The Supreme Court takes umbrage to a junior officer filing an affidavit on behalf of the Defence Ministry over involvement of army and civilian officers in the illegal sale of arms
Dubbing as "very serious" the alleged involvement of army and civilian officers in the illegal sale of arms, the Supreme Court, Friday, took umbrage to a junior officer filing an affidavit on behalf of the Defence Ministry, which was asked to submit it afresh.
"Is the Ministry of Defence shirking to file an affidavit in the matter," a Bench comprising Justices B Sudershan Reddy and S S Nijjar said and wondered whether the weapons have landed in the hands of "dacoits". The Bench was anguished that the affidavit on behalf of the Ministry of Defence was filed by an army officer of the rank of Captain.

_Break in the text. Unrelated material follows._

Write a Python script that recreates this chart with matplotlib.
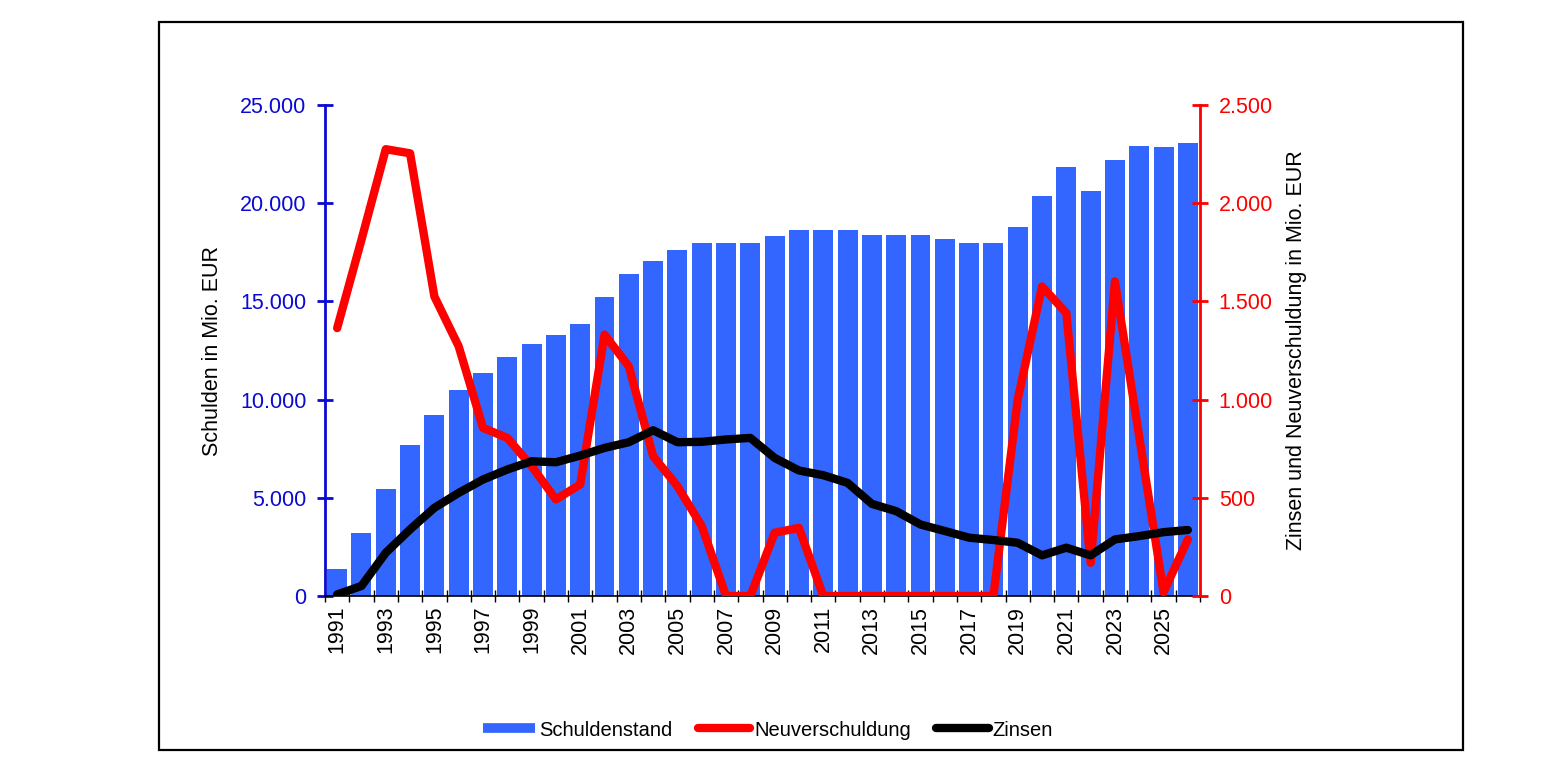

"On such a serious issue how can an officer of the rank of Captain file an affidavit on behalf of the Ministry of Defence," the Bench asked adding there was a need to maintain some "decorum" and a higher authority should have filed the affidavit. "It is a very serious matter. Where are those weapons? Are those in the hands of dacoits?" the Bench said while expressing its disappointment over the manner in which government handled the entire issue.
SC not satisfied with affidavit
"We are not satisfied with the affidavit filed on behalf of the Ministry of Defence. Accordingly, a proper affidavit has to be filed by the ministry," the Bench said and granted four weeks to the Centre to file a fresh affidavit.
The Bench said only after going through a proper affidavit, would it pass any directions on the PIL filed by advocate Arvind Kumar Sharma who has sought an inquiry either by the CBI or a former judge of the Supreme Court into the alleged racket involving illegal sale of arms and issuance of licenses.
At the outset, Sharma claimed that the affidavit by the Centre was a total "eyewash" as it has not named any senior officers of the rank of Brigadier and Major General, who were allegedly part of the racket.
Additional Solicitor General Vivek Tankha described the issue as "serious" but maintained that the PIL was for publicity which evoked strong protest from Sharma, who said he has raised an issue of national security while the government preferred to file an affidavit through a junior army officer.
At this point, the Bench questioned, "How an army officer can file an affidavit on behalf of the Ministry of Defence? "We cannot go by this affidavit," the bench said and raised objection that in the affidavit it was mentioned that 40 officers sold their weapons but it was also stated that only four top-ranking officials were allegedly involved in the racket of illegal selling of weapons.
Arms sold illegaly to gun houses
The affidavit filed by the Defence Ministry had stated that four top-ranking officials of the army procured weapons supplied to their colleagues and illegally sold them to arms dealers, gun houses and civilians. Forty others officers sold their own weapons and 25 others were found in possession of ammunition in excess to their entitlement, it had said.
The Ministry had stated that the three serving Lieutenant Colonels and a Colonel posted in Rajasthan were allegedly part of the racket and they coordinated procurement of non-service pattern weapons from army officials and sold them. Under the Army Rules, sale of NSP weapons is strictly prohibited. Besides the service weapon, every officer is entitled to keep a single NSP weapon, which has to be either returned on retirement or permission has to be taken if he chooses to retain it.
With disciplinary proceedings on against four officers, the MoD had said in the affidavit that it was looking into the issue throughout the country. A report prepared by a Court of Inquiry ordered by Headquarters of South Western Command has detailed a list of 72 high-ranking army officials across the country, who sold their NSP weapons in violation of the Army Order and the Army Act 1959.
Army initiated action against 10 officials
Based on this, the Army initiated disciplinary proceedings against all, except 10 officials, who have retired, and four serving officials who managed to retrieve their weapons. The list also includes 25 officers, who were posted at Indian Army Training Team, Bhutan, and possessed imported ammunition (50 rounds) in excess of their authorisation.
According to the PIL, the scam came to light in 2007 after authorities in Rajasthan's Ganganagar district noticed that several licenses were issued to dubious persons, including terrorists, smugglers and rowdy elements by local authorities without verification.
Subsequent investigations by the government revealed a larger racket in which several army officials, including some holding the rank of major generals, IAS officers and those belonging to Rajasthan State Service, were allegedly involved in the sale of arms to dubious elements.